My larger point was about the role of evidence rather than intuition. Whether we’re talking about how to teach or what to teach, I believe that we have to gather evidence (or in Paulo Freire’s terms, have a dialog with the students and stakeholders). Certainly, we want to gather evidence about the effectiveness of our teaching. We also need to gather evidence when designing education. My background is in education and HCI. For me, “Know thy users for they are not you” is a given in HCI, and “Student-centered” is a given in Education. Both saying suggest that we start with not-me: not the designer, not the teacher, not the domain expert. But for Dr. Walker, “The starting point is identifying the themes and Big Ideas, not pedagogy.”

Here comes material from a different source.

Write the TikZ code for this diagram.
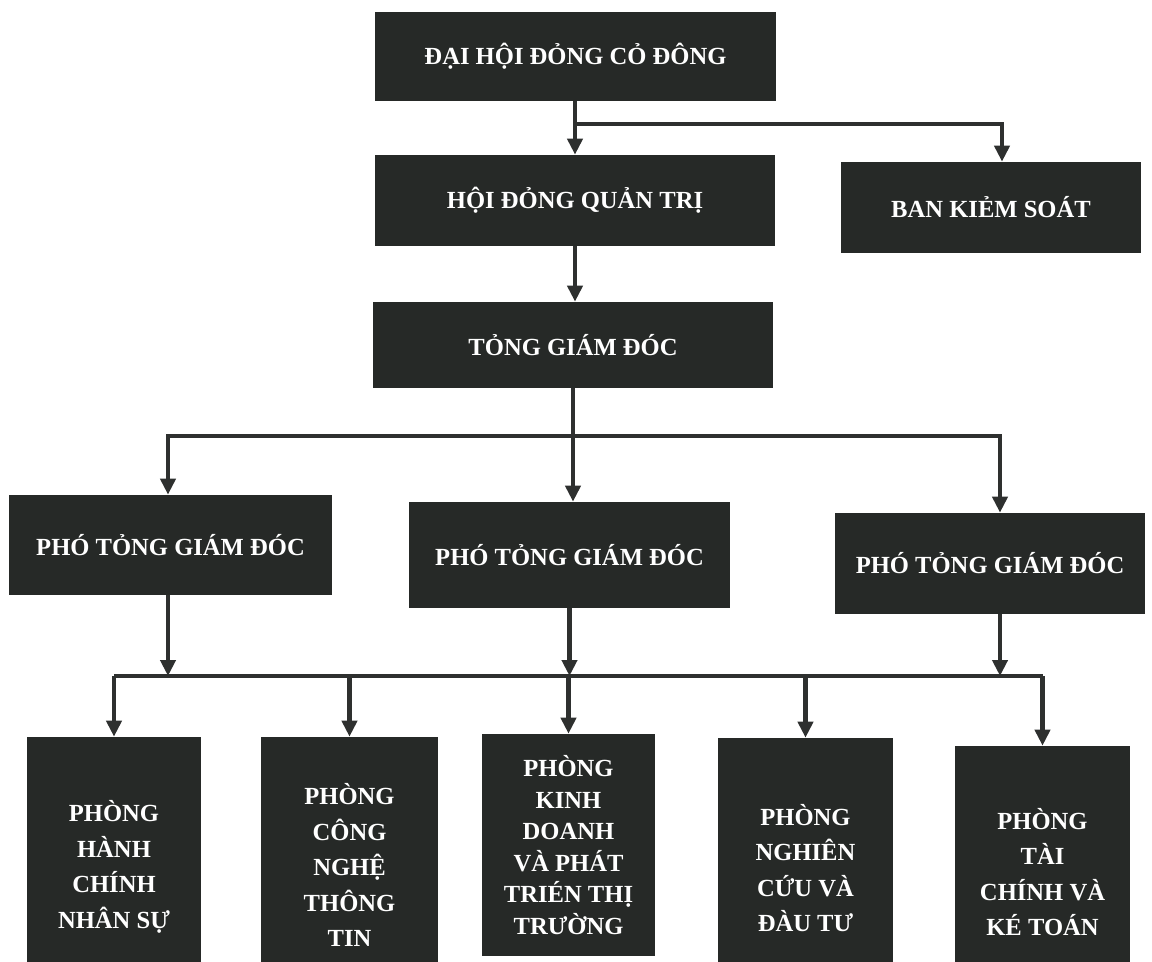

The unspoken assumption behind my posts, which may not be shared with Dr. Walker and Dr. Goldweber, is that any CS course for non-CS majors (whether a service, elective, or exploratory course) should aim to increase interest in the field of CS, and especially, should be designed to attract and engage women and under-represented minorities in CS. If we are happy with just having the male white and Asian students that we typically attract now, then sure, Dr. Goldweber’s right — we can just do like Philosophy does and build the course based on what we think is important.
Dr. Walker is absolutely right — there is too little time in a course to fit in everything that we think is important about CS. Even if we leave programming out, there is still too much material. How do we decide which Big Ideas to include?
In my process, I start with the students. What are their life goals and desired careers? What’s needed from computing for them to be successful? What are their values? How can I show that computer science is relevant to those values? To choose among the ideas of computer science, we should use what the students need. To teach the ideas that students may not know they need, we should speak to their values.
I disagree with Dr. Goldweber on these points:
The design of a non-major’s course in computing, which is not a service course for some other department/program, should belong in the hands of the CS faculty. Students electing to explore a discipline take these courses. Surely, discipline experts are those who can best decide what to present from the discipline.
We can just design courses for non-CS majors based on our own experience and intuition. We shouldn’t be surprised, then, if we mostly attract white or Asian males and if we fail to engage diverse audiences. Since all three of us (Dr. Walker, Dr. Goldweber, and me) are white, male, CS professors, I believe that we’re the wrong people to use only our own experience and intuition when designing courses for non-CS majors, for a more diverse student population. Yes, we’re disciplinary experts, but that’s not enough. It is our responsibility to design the courses — on that, we’re agreed. It’s our responsibility to design for the students’ success.
One of my favorite quotes about computing education comes from Betsy DiSalvo and Amy Bruckman. “Computer science is not that difficult, but wanting to learn it is.” (See article here.) If we our goal is for students to learn computer science, we have to figure out will make them want to learn it.